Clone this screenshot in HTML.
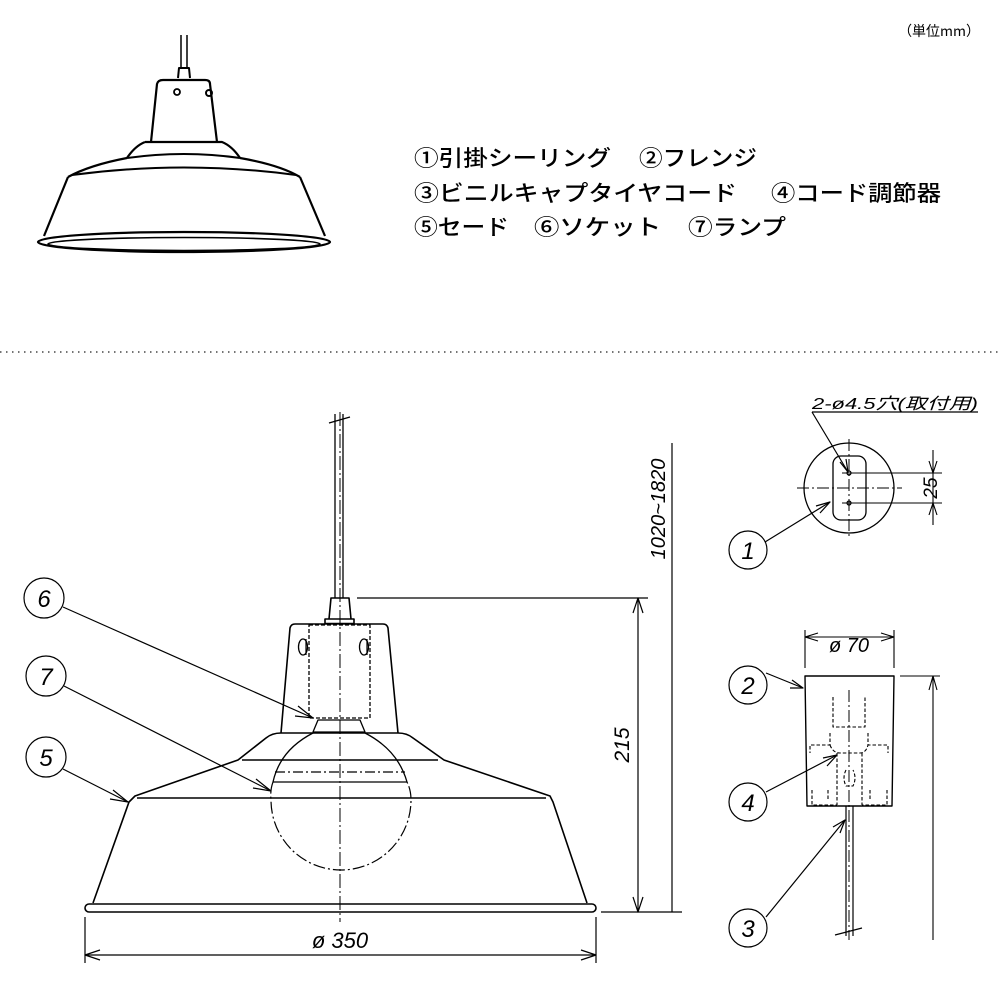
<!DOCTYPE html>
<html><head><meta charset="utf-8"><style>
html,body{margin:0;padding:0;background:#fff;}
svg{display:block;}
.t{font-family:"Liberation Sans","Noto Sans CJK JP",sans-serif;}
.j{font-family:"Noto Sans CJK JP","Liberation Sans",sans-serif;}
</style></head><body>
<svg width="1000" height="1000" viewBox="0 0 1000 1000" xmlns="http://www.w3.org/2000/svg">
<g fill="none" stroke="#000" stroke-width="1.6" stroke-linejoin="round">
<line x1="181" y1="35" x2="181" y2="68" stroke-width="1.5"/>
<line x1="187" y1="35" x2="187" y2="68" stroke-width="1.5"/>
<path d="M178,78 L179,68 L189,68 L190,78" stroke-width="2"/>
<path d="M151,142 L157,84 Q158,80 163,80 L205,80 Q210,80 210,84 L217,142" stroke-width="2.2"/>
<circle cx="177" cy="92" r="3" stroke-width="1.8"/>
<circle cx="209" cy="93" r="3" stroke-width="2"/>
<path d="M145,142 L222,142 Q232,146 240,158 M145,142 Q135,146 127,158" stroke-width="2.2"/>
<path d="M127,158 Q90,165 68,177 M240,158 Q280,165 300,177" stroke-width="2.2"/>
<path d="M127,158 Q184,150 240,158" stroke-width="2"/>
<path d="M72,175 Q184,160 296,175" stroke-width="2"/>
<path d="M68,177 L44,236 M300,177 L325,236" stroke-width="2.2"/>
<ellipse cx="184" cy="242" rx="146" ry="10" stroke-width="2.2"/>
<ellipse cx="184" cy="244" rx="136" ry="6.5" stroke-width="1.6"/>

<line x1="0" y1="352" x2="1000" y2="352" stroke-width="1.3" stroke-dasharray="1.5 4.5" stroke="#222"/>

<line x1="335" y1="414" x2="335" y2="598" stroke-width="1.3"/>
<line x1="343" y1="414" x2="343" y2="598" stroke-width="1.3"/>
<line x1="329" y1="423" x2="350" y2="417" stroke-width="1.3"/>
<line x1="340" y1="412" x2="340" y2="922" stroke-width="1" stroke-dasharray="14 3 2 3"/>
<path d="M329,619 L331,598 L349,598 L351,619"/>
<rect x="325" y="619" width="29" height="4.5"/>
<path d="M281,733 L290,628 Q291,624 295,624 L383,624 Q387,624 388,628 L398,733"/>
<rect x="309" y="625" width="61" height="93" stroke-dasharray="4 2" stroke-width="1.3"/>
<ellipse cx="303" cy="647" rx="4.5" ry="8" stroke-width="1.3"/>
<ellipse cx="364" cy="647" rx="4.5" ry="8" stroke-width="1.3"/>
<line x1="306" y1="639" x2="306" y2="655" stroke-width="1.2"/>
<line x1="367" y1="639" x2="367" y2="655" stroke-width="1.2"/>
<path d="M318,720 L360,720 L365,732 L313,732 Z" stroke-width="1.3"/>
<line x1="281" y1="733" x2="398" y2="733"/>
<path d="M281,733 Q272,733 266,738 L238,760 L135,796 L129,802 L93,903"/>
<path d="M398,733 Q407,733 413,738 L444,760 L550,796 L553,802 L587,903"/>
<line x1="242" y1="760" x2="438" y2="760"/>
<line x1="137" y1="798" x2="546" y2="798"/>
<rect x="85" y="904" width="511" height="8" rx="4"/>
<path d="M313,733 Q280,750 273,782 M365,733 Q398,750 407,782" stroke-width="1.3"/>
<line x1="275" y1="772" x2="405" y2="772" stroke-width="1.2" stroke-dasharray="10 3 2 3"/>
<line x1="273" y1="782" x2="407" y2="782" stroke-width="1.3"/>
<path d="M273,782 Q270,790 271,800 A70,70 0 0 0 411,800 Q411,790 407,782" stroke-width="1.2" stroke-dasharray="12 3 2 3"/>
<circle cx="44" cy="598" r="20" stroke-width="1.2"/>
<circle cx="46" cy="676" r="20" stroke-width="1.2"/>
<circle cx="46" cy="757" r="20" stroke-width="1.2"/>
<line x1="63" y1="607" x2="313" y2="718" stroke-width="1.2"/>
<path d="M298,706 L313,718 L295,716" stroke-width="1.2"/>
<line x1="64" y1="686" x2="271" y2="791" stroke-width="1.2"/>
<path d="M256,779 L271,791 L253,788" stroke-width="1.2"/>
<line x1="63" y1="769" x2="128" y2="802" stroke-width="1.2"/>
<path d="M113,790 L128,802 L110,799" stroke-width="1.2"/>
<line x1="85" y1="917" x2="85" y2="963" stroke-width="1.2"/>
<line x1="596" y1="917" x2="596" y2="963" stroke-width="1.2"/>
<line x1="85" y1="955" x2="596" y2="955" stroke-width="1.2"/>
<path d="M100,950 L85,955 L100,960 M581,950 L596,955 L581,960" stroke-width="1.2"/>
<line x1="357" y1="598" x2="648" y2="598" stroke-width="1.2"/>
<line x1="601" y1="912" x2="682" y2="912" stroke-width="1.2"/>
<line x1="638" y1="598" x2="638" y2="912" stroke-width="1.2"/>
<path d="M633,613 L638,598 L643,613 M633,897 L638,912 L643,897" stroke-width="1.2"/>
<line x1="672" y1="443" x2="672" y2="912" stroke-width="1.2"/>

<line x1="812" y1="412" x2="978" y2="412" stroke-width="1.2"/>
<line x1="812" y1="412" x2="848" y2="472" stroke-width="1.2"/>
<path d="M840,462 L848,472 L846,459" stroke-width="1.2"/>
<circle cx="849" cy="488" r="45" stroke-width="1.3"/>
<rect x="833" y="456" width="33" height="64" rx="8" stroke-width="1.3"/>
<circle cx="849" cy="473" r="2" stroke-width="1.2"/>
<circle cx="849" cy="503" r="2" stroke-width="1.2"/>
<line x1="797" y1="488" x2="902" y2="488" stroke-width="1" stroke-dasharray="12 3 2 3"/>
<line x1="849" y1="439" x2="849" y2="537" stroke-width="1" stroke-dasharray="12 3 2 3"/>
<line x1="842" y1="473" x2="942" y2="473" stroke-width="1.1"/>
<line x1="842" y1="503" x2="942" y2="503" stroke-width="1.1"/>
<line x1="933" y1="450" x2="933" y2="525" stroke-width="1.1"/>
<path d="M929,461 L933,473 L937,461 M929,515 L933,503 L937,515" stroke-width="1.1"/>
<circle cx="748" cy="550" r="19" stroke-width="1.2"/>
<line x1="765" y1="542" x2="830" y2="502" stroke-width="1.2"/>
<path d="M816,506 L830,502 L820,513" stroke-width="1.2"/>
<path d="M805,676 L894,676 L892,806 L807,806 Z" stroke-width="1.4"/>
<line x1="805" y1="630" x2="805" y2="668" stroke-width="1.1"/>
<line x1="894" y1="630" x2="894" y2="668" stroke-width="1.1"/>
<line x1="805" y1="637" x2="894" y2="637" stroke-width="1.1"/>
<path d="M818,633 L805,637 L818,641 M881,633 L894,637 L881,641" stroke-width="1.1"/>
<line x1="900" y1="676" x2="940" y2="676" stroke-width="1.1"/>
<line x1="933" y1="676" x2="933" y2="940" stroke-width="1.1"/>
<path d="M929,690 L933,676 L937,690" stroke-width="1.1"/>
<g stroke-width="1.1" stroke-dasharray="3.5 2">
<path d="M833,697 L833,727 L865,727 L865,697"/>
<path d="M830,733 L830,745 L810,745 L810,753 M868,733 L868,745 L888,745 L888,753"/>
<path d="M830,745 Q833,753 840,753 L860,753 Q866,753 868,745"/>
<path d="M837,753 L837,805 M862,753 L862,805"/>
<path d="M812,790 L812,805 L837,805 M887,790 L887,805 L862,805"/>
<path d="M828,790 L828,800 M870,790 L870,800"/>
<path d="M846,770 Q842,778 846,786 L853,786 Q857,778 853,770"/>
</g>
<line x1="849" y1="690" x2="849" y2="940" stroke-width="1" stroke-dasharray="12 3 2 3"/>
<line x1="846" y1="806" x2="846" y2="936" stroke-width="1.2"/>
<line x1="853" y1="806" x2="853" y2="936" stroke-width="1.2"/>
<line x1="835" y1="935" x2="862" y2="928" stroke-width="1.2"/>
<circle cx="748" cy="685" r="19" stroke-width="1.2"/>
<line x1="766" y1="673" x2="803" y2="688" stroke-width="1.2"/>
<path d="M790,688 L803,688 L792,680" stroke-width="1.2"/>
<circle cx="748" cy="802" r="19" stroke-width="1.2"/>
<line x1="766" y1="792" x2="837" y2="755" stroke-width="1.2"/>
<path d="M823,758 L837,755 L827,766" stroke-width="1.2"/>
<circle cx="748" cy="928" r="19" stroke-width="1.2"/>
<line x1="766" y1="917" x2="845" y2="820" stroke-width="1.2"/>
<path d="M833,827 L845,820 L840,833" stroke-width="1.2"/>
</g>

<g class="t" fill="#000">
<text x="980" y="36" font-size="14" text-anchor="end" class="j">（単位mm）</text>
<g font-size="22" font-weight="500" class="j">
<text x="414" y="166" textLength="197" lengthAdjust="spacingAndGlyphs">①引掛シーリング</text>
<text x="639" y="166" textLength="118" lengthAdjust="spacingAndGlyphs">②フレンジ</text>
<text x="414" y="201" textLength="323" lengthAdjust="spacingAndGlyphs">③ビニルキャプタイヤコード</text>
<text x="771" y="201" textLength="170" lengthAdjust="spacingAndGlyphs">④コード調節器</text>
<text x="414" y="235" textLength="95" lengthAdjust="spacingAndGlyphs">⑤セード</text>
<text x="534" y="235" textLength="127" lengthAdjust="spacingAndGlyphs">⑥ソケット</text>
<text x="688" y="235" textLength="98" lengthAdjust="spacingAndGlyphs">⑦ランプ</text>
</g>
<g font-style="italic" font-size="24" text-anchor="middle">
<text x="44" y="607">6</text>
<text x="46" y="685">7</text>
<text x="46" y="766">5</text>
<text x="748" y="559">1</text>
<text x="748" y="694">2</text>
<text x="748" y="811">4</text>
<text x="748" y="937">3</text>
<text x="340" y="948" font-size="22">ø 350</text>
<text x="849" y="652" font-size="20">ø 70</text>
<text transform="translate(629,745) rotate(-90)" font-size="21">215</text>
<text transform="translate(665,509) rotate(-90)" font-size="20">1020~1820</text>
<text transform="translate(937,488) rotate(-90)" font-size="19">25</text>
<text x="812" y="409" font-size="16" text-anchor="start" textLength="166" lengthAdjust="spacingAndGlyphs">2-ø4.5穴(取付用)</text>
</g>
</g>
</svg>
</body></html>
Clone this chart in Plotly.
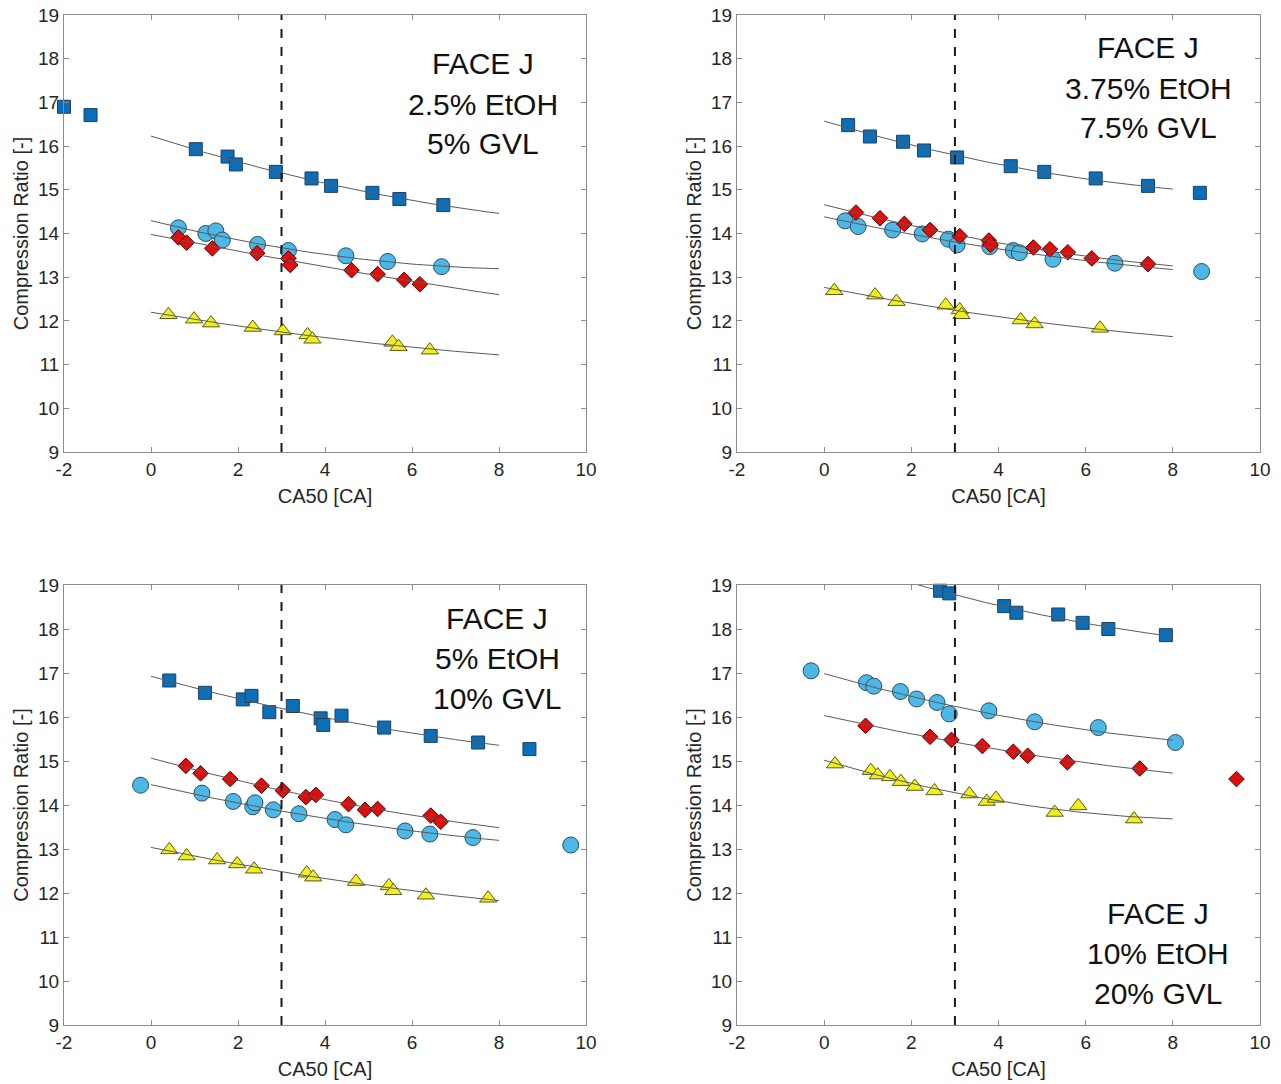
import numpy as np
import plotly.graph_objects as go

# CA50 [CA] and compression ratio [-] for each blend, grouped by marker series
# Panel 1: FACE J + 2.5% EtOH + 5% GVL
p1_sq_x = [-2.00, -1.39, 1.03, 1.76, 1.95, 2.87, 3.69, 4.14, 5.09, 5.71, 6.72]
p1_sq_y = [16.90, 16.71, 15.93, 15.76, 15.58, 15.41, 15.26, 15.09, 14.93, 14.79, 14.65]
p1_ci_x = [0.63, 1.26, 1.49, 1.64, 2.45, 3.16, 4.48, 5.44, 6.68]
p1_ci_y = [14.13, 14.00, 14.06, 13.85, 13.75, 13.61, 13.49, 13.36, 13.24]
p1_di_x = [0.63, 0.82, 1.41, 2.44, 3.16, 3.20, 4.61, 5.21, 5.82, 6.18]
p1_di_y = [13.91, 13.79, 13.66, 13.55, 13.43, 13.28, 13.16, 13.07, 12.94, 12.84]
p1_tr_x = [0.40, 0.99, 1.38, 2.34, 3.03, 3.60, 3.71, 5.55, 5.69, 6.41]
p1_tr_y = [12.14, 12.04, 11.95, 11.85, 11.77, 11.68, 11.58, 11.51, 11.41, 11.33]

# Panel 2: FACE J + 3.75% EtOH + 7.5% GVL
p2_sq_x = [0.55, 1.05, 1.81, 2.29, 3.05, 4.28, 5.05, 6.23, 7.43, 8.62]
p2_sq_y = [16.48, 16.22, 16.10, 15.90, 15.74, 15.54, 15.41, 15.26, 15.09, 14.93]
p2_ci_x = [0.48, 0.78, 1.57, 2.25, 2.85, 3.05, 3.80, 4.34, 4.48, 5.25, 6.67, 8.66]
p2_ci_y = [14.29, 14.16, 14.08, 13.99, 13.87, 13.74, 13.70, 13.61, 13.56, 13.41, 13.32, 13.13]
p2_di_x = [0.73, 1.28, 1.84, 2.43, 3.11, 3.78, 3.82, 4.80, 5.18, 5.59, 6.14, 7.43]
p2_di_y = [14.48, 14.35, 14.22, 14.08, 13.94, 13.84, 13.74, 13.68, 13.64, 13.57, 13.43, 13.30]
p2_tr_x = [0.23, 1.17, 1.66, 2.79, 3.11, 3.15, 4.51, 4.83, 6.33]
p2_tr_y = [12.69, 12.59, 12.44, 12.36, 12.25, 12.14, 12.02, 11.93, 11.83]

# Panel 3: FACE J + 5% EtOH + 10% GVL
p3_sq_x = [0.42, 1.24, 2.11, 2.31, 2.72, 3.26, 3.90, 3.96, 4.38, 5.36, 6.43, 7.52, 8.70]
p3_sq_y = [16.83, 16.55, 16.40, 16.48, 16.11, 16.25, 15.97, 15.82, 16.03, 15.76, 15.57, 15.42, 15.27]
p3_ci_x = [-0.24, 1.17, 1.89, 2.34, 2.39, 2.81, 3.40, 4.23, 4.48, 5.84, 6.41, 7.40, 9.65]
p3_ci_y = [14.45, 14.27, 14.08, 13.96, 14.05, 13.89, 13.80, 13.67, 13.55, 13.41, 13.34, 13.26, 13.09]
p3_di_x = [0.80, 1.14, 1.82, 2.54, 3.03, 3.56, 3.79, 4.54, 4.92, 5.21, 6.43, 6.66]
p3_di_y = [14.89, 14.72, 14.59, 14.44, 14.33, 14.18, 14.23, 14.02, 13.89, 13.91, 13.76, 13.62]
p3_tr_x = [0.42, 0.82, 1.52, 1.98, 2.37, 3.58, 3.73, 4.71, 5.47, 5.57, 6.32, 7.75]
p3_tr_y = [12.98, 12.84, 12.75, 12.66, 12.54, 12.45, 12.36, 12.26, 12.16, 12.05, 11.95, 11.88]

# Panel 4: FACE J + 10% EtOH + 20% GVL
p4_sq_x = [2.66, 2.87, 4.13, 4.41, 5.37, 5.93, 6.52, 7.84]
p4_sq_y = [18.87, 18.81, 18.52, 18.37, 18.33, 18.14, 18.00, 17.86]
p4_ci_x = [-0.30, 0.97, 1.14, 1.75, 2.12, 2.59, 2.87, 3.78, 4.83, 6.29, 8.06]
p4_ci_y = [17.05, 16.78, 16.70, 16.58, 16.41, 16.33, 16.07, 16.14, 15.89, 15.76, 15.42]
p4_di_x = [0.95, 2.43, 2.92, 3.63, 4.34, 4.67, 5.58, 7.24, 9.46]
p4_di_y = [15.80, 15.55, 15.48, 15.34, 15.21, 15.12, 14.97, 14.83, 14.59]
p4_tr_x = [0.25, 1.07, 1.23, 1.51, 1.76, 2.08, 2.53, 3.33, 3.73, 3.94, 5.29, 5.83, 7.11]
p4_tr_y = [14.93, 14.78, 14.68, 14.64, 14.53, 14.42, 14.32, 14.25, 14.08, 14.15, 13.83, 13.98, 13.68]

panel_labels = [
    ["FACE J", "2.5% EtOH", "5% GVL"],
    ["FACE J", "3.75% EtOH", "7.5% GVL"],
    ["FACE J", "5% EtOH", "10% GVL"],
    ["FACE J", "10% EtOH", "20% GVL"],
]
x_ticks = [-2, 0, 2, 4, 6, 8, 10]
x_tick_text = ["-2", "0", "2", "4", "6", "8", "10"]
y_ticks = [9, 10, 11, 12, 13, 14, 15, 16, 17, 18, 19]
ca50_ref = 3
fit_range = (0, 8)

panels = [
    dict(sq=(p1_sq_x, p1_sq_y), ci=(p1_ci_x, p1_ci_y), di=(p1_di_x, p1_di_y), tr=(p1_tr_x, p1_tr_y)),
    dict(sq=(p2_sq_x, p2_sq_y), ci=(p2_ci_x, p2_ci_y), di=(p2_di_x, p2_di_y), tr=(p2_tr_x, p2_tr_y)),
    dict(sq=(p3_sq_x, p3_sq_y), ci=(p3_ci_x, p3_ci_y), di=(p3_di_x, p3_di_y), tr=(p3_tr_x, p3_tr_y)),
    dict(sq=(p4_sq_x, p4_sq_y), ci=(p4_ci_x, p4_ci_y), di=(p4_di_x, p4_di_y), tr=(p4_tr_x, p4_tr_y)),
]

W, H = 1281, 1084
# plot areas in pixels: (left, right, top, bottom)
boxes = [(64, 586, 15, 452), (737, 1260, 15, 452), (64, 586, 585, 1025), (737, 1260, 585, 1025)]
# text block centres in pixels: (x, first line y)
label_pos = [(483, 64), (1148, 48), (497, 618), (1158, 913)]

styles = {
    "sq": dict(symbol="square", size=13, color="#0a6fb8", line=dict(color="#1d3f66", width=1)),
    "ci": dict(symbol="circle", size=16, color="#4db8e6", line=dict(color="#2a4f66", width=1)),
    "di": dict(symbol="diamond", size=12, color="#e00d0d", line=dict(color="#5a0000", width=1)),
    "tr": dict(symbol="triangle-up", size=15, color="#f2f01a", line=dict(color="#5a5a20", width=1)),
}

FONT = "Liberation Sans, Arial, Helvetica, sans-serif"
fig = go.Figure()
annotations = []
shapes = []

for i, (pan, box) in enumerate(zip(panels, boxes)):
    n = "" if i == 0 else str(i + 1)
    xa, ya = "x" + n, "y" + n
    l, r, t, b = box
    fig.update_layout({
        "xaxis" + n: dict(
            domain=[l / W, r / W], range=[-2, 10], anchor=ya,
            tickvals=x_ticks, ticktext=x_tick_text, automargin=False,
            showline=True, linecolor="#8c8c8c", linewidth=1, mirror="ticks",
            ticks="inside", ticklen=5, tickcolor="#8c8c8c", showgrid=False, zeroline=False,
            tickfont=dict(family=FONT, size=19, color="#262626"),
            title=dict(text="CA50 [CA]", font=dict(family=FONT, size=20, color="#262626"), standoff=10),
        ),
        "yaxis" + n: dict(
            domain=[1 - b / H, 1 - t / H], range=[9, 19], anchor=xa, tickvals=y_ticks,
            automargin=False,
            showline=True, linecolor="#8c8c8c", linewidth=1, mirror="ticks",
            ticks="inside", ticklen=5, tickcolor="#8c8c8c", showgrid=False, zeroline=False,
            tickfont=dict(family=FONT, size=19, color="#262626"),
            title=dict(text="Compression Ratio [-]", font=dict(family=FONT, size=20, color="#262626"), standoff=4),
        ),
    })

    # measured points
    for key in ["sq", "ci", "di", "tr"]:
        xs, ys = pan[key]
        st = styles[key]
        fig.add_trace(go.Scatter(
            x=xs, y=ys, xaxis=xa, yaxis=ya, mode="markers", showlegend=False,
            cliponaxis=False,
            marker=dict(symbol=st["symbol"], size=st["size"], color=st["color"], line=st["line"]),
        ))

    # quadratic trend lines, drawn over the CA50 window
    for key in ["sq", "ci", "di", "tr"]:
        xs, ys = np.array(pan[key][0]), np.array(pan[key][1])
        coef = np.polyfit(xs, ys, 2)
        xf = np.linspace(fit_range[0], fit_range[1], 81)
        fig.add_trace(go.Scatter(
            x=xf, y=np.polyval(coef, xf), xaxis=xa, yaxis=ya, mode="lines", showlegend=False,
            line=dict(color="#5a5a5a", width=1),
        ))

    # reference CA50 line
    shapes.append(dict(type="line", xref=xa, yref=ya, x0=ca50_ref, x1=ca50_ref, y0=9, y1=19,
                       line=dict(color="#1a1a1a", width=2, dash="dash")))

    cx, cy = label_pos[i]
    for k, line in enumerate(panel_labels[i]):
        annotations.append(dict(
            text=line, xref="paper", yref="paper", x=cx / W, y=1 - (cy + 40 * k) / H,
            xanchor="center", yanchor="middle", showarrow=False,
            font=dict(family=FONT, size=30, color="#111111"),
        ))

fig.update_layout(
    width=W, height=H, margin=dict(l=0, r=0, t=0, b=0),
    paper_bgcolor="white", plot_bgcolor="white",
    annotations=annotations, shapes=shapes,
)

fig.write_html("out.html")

====

▸ **Exercise brief**: Look through the records and gather each line with the word "Clone".

▸ **In response**:
Clone this screenshot in HTML.
Clone this chart in Plotly.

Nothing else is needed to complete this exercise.